During the first 10 minutes, Rose Hathaway (Zoey Deutch) lays out Mead’s mythology through voiceover. She’s a half-human, half-vampire Dhampir—a guardian novice sworn to protect Lissa Dragomir (Lucy Fry), a member of the mortal, royal vampire group known as Moroi. After several years on the run, the two are captured and returned to St. Vladimir’s Vampire Academy, a school where the Dhampir train to guard and the Moroi develop magical abilities. For Mead’s creations, daylight is uncomfortable but not deadly, and there’s no sparkling. That’s part of a valiant yet ineffectual attempt—coupled with the Balkan and Romanian terminology—to frame Vampire Academy as a more thoughtful genre entry than Twilight. The Dhampir protect the Moroi from Strigoi, the immortal, bloodsucking, castle-dwelling caste. These are the bad vampires, the ones who can’t walk in sunlight and who choose the undead lifestyle instead of being born into it.

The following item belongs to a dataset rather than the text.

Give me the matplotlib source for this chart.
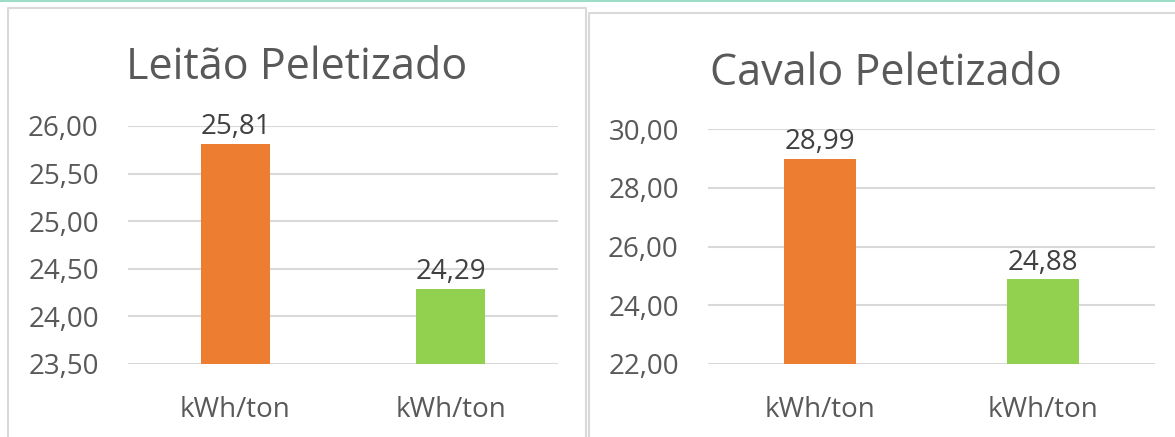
import matplotlib
matplotlib.use("Agg")
import matplotlib.pyplot as plt
from matplotlib.lines import Line2D
from matplotlib.ticker import FixedLocator

plt.rcParams['font.family'] = ['Open Sans', 'DejaVu Sans']

# ---- data ----
categories = ["kWh/ton", "kWh/ton"]
leitao_values = [25.81, 24.29]
cavalo_values = [28.99, 24.88]
leitao_title = "Leitão Peletizado"
cavalo_title = "Cavalo Peletizado"
leitao_ticks = [23.5, 24.0, 24.5, 25.0, 25.5, 26.0]
cavalo_ticks = [22.0, 24.0, 26.0, 28.0, 30.0]
bar_colors = ["#ED7D31", "#92D050"]

W, H = 1175, 437
fig = plt.figure(figsize=(W / 100, H / 100), dpi=100)
fig.patch.set_facecolor("white")

def fx(x):
    return x / W

def fy(y):
    return 1 - y / H

# teal line at the top
fig.add_artist(Line2D([0, 1], [fy(0.5), fy(0.5)], color="#9ddcc8", lw=1.5,
                      transform=fig.transFigure))
# panel borders
border = "#d9d9d9"
fig.add_artist(Line2D([fx(8), fx(8), fx(586), fx(586)],
                      [fy(440), fy(8), fy(8), fy(440)],
                      color=border, lw=1.5, transform=fig.transFigure))
fig.add_artist(Line2D([fx(589), fx(589), fx(1180)],
                      [fy(440), fy(13), fy(13)],
                      color=border, lw=1.5, transform=fig.transFigure))

text_color = "#595959"
label_color = "#404040"
grid_color = "#d9d9d9"


def make_panel(left, right, top, bottom, values, ticks, title, title_x, title_base):
    ax = fig.add_axes([fx(left), fy(bottom), fx(right) - fx(left), fy(top) - fy(bottom)])
    ax.set_facecolor("none")
    x = list(range(len(values)))
    bars = ax.bar(x, values, width=0.32, color=bar_colors, zorder=3)
    ax.set_xlim(-0.5, len(values) - 0.5)
    ax.set_ylim(ticks[0], ticks[-1])
    ax.yaxis.set_major_locator(FixedLocator(ticks))
    ax.set_yticklabels([f"{t:.2f}".replace(".", ",") for t in ticks])
    ax.set_xticks(x)
    ax.set_xticklabels(categories)
    for s in ax.spines.values():
        s.set_visible(False)
    ax.grid(axis="y", color=grid_color, lw=1.5, zorder=0)
    ax.set_axisbelow(True)
    ax.tick_params(axis="y", length=0, pad=21, labelsize=20, labelcolor=text_color)
    ax.tick_params(axis="x", length=0, pad=23, labelsize=20, labelcolor=text_color)
    for b, v in zip(bars, values):
        ax.annotate(f"{v:.2f}".replace(".", ","),
                    xy=(b.get_x() + b.get_width() / 2, v),
                    xytext=(0, 7), textcoords="offset points",
                    ha="center", va="baseline", fontsize=20, color=label_color)
    fig.text(fx(title_x), fy(title_base), title, ha="center", va="baseline",
             fontsize=31, color=text_color)
    return ax


make_panel(128, 558, 126, 364, leitao_values, leitao_ticks, leitao_title, 297, 79)
make_panel(708, 1155, 129, 364, cavalo_values, cavalo_ticks, cavalo_title, 886, 85)

fig.savefig("out.png", dpi=100, facecolor="white")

When the Waters brothers get a chance to focus on the everyday teen aspects of their material, Vampire Academy nearly transcends that familiar paint-by-numbers YA feeling. (The single classroom scene in a film explicitly set within a boarding school offers echoes of the filmmakers’ previous successes, while scenes of school-wide gossip fleetingly drain the film of pomposity in favor of actual, melodramatic fun.) But this is a paranormal romance above all else, and as such it swings wildly between plot threads and thematic focal points. One scene focuses on protecting Lissa from a deadly serious threat, or an impending invasion from supervillain outsiders. The next depicts royal-succession intrigue, Rose and Lissa suddenly growing apart as popularity rises and falls, or the two leads befriending the daughter (Sarah Hyland) of a longtime family friend (Gabriel Byrne). And all the while, Rose makes the subservience of the Dhampir to the Moroi sound like selfless and dutiful behavior, when it actually reinforces the kind of social hierarchies observed and critiqued in Mean Girls and Heathers.
Even Deutch’s talent for delivering witty one-liners can’t ground the film—especially given that she’s been romantically paired with Russian actor Danila Kozlovsky, who adds a touch of unintentional hilarity as Rose’s brooding older instructor. (He looks like he stepped off the cover of a paperback romance novel and sounds a bit like Tommy Wiseau.) Because this is only the first big-screen take on a six-novel series, a fair amount of material exists simply to telegraph potential sequels. With these scenes added, there’s even less room for actual fun in this mostly bloodless, supernatural tale of boarding-school gossip. At one point Rose tells Lissa, “Don’t judge a book by its content,” but Vampire Academy is toothless in both substance and style.